In 1998, President Bill Clinton signed the Gramm-Leach-Billey Act. Heralded as the masterpiece of the New Economy, the law stripped away New Deal provisions enumerated in the Glass-Steagall Act and allowed commercial banks to invade the investment sector. Alas, we had the newly created Citigroup, Goldman Sachs and the rest of Wall Street in the American household; years later, this would come to shotgun-spray Lady Liberty back in the face.

However, neither the Gramm-Leach-Bailey nor the Glass-Steagall Acts said anything about banks entering the energy sector; hence why we have gas prices fumbling on the back of a bunch of speculating stock traders. But now, a new chapter has been written in the history of financial energy prop-ups: in their recent cover story on Afghanistan’s trillion-dollar raw material market, the New York Times briefly mentioned that “an investment consortium arranged by JP Morgan Chase is mining gold.” Think the 1849 Gold Rush in Tora Bora’s backyard, led by the same guys that brought you derivatives.

Like the Iraqi invasion in 2003 — in which the U.S. government encouraged war profiteers like Halliburton to basically rebuild Mesopotamia — the bloody Afghanistan mining fields are being chopped and screwed by the Department of Defense and sold to the highest bidder. And that’s the case for the Wall Street titan: in 2010, the DOD’s Task Force for Business and Stability Operations (TFBSO, for brevity issues) bragged it landed its “first Western investment” with a $50 million certificate for JP Morgan Chase to start “drilling and production in northern Afghanistan’s Baghlan Province.”

With that money, Ian Hannam, a former solider and Chairman of J.P. Morgan Capital Markets at the time, led his team of Indiana-Jones-meets-the-Brooks-Brothers into a literal gold mine. By doing so, the Pentagon had its fingers crossed that the bank could prove that the “country is safe for foreign investors.” FYI: this was 2010 — the climax of President Obama’s surge that witnessed hundreds of deaths on both American and Afghanistan sides. The war effort needed a little bit of good PR at this point.

However, much has changed in the past two years. To start, Hannam no longer works at J.P. Morgan Chase because the whole energy sector dabbling thing came to back to bite him in the ass. This past April, he resigned from his top post after being charged with giving away financial secrets to Heritage Oil, a British exploratory energy company at which he was a lead advisor. For his keen inability at keeping his mouth shut in disclosed e-mails, he was slapped on the wrist with a $721,000 fine.

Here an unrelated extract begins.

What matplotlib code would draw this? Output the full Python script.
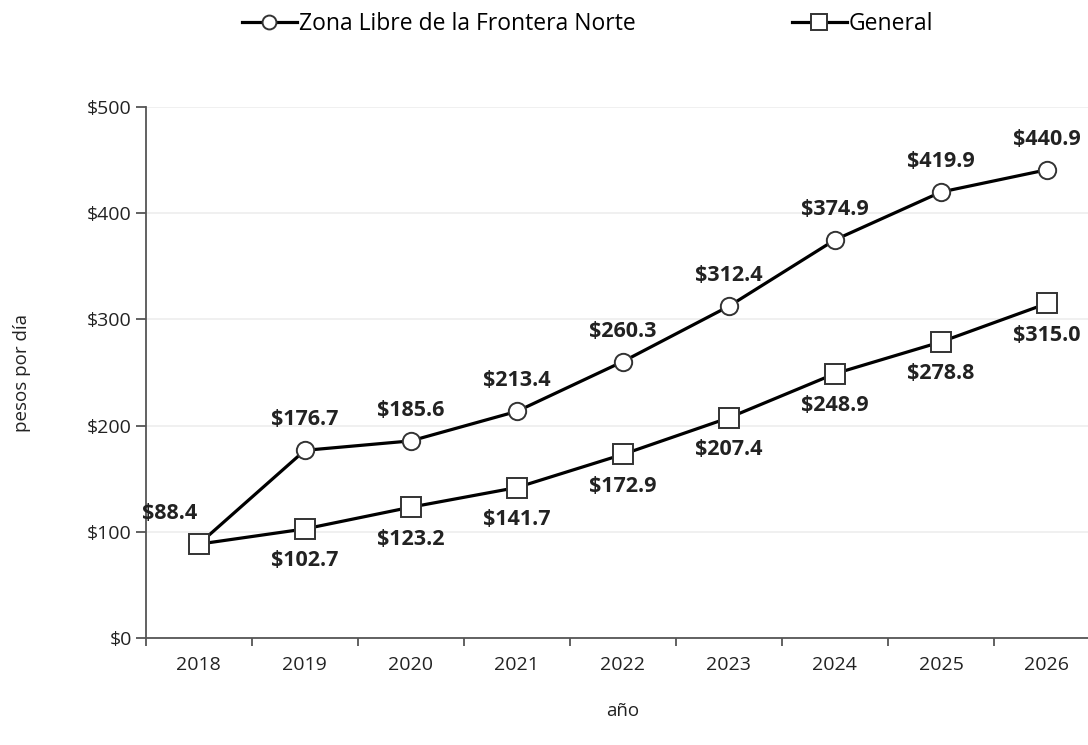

But as we all know, gold is addictive as Afghan heroin. So the resignation didn’t stop Hannam from his thirsty mission: later on that month, Bloomberg Businessweek reported that Afghan Gold, the private company he started to suck up the pricey yellow blood of the Baghlan Province, was given VIP access to mining licenses by the Afghan government. Mine, baby, mine.

Now, the second problem here is the enormous risk factor that comes in a country with a War-in-Progress. Deadly encounters on the fields have already popped up and, if the Times headline was any indication (“Potential for a Mining Boom Splits Factions in Afghanistan”), the bankers are skating on thin ice. Instead of the reasonably xenophobic Native Americans in the late 1840s, the modern-day gold diggers will have to deal with a nativist group of a slightly higher degree: the Taliban. Stand back for a second and realize the sheer irony of this all. The Taliban are hunting American bankers. It’s like if Steven Spielberg and Michael Moore made an action movie together.

Alas, money tends to speak louder then common sense. And obsessing over something as valuable as gold without using any of the latter is what Americans do best. Especially Wall Street.